Baltimore Sun Sunday

Federal judges who let bad cops slide contribute to brutality problem

- By Michael Avery Michael Avery (mavery@suffolk.edu) is professor emeritus at Suffolk Law School.

Latonya Davis, a disabled AfricanAme­rican woman, was too terrified to get out of her car. The police had pulled her over, surrounded her with four cruisers, and were pounding on her vehicle with their batons. She slid her window open slightly and told Lakewood, Colo., Officer Todd Clifford and Sgt. Todd Fahlsing she would step out if they promised not to hurt her. They made no such promise.

Instead, Mr. Fahlsing smashed the driver’s window with his baton, sending glass into her eye. The officers reached in, grabbed her by her hair and arms and pulled her through the shattered window, tearing the soft tissue in her shoulder. They threw her to the glass-covered pavement and pinned her to the ground. Her crime? The misdemeano­r offense of driving under suspension for failure to provide proof of insurance. When she sued, District Judge William J. Martinez dismissed her case, concluding the officers were entitled to “qualified immunity.” More on that doctrine later.

This summer my co-authors and I are preparing our annual update to “Police Misconduct: Law and Litigation,” a treatise for lawyers on civil rights cases. Ms. Davis’ case is one of approximat­ely 400 we will review. The thousands of cases I have studied over four decades establish beyond any doubt that a widespread unwillingn­ess of federal judges to hold bad cops accountabl­e is a principal cause of police brutality.

The problem extends to the Supreme Court. Last spring, I was at the counsel table when the lawyers argued San Francisco v. Sheehan, a case in which two officers recklessly shot and nearly killed a mentally ill woman in her own apartment, instead of waiting for backup. Justice Kagan, one of the “moderates” on the court, said, “We shouldn’t turn every case into an inquiry about, was this the absolute best thing that the police could have done. You know, there’s a lot of uncertaint­y in these situations, and some reason to give the police officers who have to deal with them the benefit of the doubt.”

Well, Justice Kagan, that’s in fact what the courts have been doing. That’s what Judge Martinez did. That’s exactly what gives officers who break the rules confidence that they can get away with it.

The legal doctrine of qualified immunity, invented by judges and unknown to the general public, provides that to win a civil rights case it is not enough to prove that a police officer violated someone’s rights. One has to prove that every reasonable officer would have known the specific misconduct in question was a constituti­onal violation. Some earlier court has to have said so in similar circumstan­ces. Because no cop had been depraved enough to pull a disabled woman through the shattered glass of her driver’s window before, Judge Martinez ruled that Officers Clifford and Fahlsing were off the hook.

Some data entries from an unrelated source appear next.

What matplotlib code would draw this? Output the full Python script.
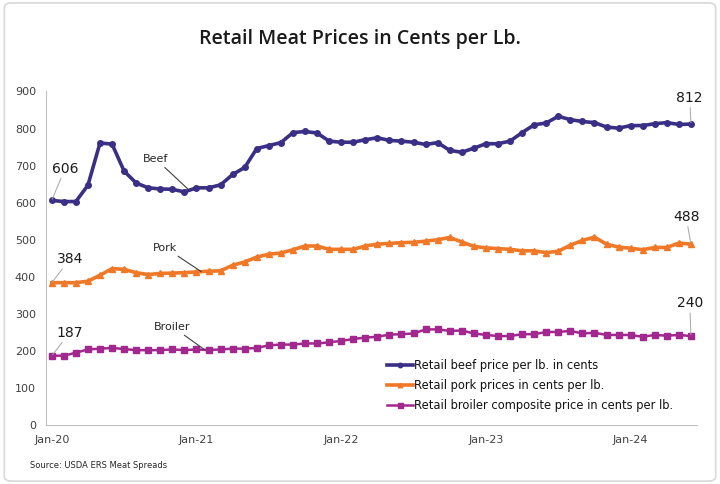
import matplotlib
matplotlib.use('Agg')
import matplotlib.pyplot as plt
from matplotlib.patches import FancyBboxPatch

months = ['Jan-20', 'Jan-21', 'Jan-22', 'Jan-23', 'Jan-24']

beef = [606, 603, 603, 647, 761, 758, 685, 653, 640, 637,
        636, 629, 640, 640, 648, 676, 695, 746, 754, 762,
        789, 792, 788, 766, 763, 763, 770, 775, 768, 766,
        763, 757, 762, 741, 736, 747, 759, 759, 766, 789,
        810, 815, 833, 824, 819, 816, 804, 801, 808, 808,
        813, 816, 811, 812]
pork = [384, 384, 384, 388, 404, 422, 420, 411, 406, 409,
        410, 411, 413, 415, 416, 431, 440, 453, 461, 464,
        473, 483, 483, 474, 474, 474, 483, 488, 490, 492,
        493, 496, 500, 506, 494, 482, 478, 476, 474, 470,
        470, 465, 469, 485, 498, 507, 488, 480, 477, 473,
        479, 479, 491, 488]
broiler = [187, 187, 195, 204, 206, 208, 205, 202, 202, 202,
           204, 202, 204, 202, 204, 206, 206, 208, 215, 217,
           217, 220, 220, 223, 227, 232, 236, 238, 244, 245,
           247, 258, 258, 254, 255, 247, 243, 240, 240, 245,
           245, 251, 251, 254, 247, 249, 243, 243, 243, 238,
           243, 241, 243, 240]

x = list(range(len(beef)))

c_beef = '#3a2f86'
c_pork = '#f07826'
c_broil = '#a2278e'

fig = plt.figure(figsize=(7.2, 4.84), dpi=100)
ax = fig.add_axes([0.0635, 0.1219, 0.9045, 0.6891])

# outer frame
frame = FancyBboxPatch((0.006, 0.006), 0.988, 0.988, boxstyle='round,pad=0,rounding_size=0.01',
                       transform=fig.transFigure, fc='white', ec='#d9d9d9', lw=1.2, zorder=-10)
fig.patches.append(frame)

ax.plot(x, beef, color=c_beef, lw=2.6, marker='o', ms=4,
        label='Retail beef price per lb. in cents')
ax.plot(x, pork, color=c_pork, lw=2.6, marker='^', ms=4,
        label='Retail pork prices in cents per lb.')
ax.plot(x, broiler, color=c_broil, lw=1.8, marker='s', ms=4.5,
        label='Retail broiler composite price in cents per lb.')

ax.set_xlim(-0.5, 53.5)
ax.set_ylim(0, 900)
ax.set_yticks(range(0, 901, 100))
ax.set_xticks([0, 12, 24, 36, 48])
ax.set_xticklabels(months)
ax.tick_params(length=0, labelsize=8, colors='#404040', pad=7)
for s in ['top', 'right']:
    ax.spines[s].set_visible(False)
for s in ['left', 'bottom']:
    ax.spines[s].set_color('#bfbfbf')

# value labels at both ends
def endlabel(i, series, dx, dy):
    ax.annotate(str(series[i]), xy=(i, series[i]), xytext=(i + dx, series[i] + dy),
                ha='center', va='bottom', fontsize=10, color='#1a1a1a',
                arrowprops=dict(arrowstyle='-', color='#a6a6a6', lw=0.7, shrinkA=0, shrinkB=1))

endlabel(0, beef, 1.1, 67)
endlabel(0, pork, 1.5, 45)
endlabel(0, broiler, 1.5, 43)
endlabel(53, beef, -0.1, 52)
endlabel(53, pork, -0.4, 55)
endlabel(53, broiler, -0.1, 70)

# series names with leader lines to the curve
def namelabel(txt, xt, yt, i, frac, series):
    yv = series[i] + frac * (series[i + 1] - series[i])
    ax.annotate(txt, xy=(i + frac, yv), xytext=(xt, yt), ha='center', va='bottom',
                fontsize=8, color='#262626',
                arrowprops=dict(arrowstyle='-', color='#404040', lw=0.8, shrinkA=1, shrinkB=0))

namelabel('Beef', 8.6, 705, 11, 0.4, beef)
namelabel('Pork', 9.4, 465, 12, 0.4, pork)
namelabel('Broiler', 10.0, 252, 12, 0.7, broiler)

leg = ax.legend(loc='lower right', bbox_to_anchor=(0.979, 0.007), frameon=False,
                fontsize=8.3, handlelength=2.2, handletextpad=0.1, labelspacing=0.6,
                markerscale=0.8)
for t in leg.get_texts():
    t.set_color('#111111')

fig.text(0.5, 0.92, 'Retail Meat Prices in Cents per Lb.', ha='center', va='center',
         fontsize=14, fontweight='semibold', family='Open Sans', color='#1a1a1a')
fig.text(0.042, 0.034, 'Source: USDA ERS Meat Spreads', fontsize=6.0, color='#262626')

fig.savefig('out.png', dpi=100)
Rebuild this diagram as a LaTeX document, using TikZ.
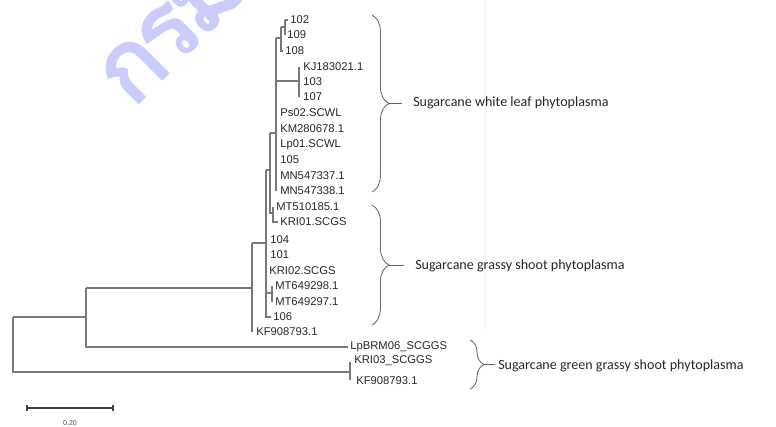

President Barack Obama has asked us to have an open heart and to seek greater understand­ing between the police and the community. That’s a good thing for people of good will. We should all support conscienti­ous police officers. But when bad cops break the law, they should not be given the “benefit of the doubt” and should not be given immunity. They should be sanctioned, and the victims of their misconduct should be made whole with reasonable compensati­on. Fortunatel­y for Latonya Davis, the 10th Circuit Court of Appeals in part reversed Judge Martinez’s decision, and she will get a chance to present her case to a jury. But far too often, legitimate complaints against the police are permanentl­y thrown out of court by conservati­ve federal judges.

In the mid-’70s, as a young lawyer, I represente­d an elderly black woman who sued the police for her injuries when she was thrown into a police wagon for asking the officers why they were arresting her grandson. An all-white jury returned a verdict for the cops. As we left the courthouse, she turned to me with tears on her cheeks and asked, “What’s an old colored woman to do?” That question has haunted me over the course of my career. Now we put it more affirmativ­ely: Black Lives Matter. The question is, do they matter enough to federal judges?

To deter police misconduct, the next president is going to have to appoint fair-minded judges without an ideologica­l bias that blinds them to constituti­onal violations. It would help if he or she would put as many civil rights lawyers on the bench as there are former prosecutor­s.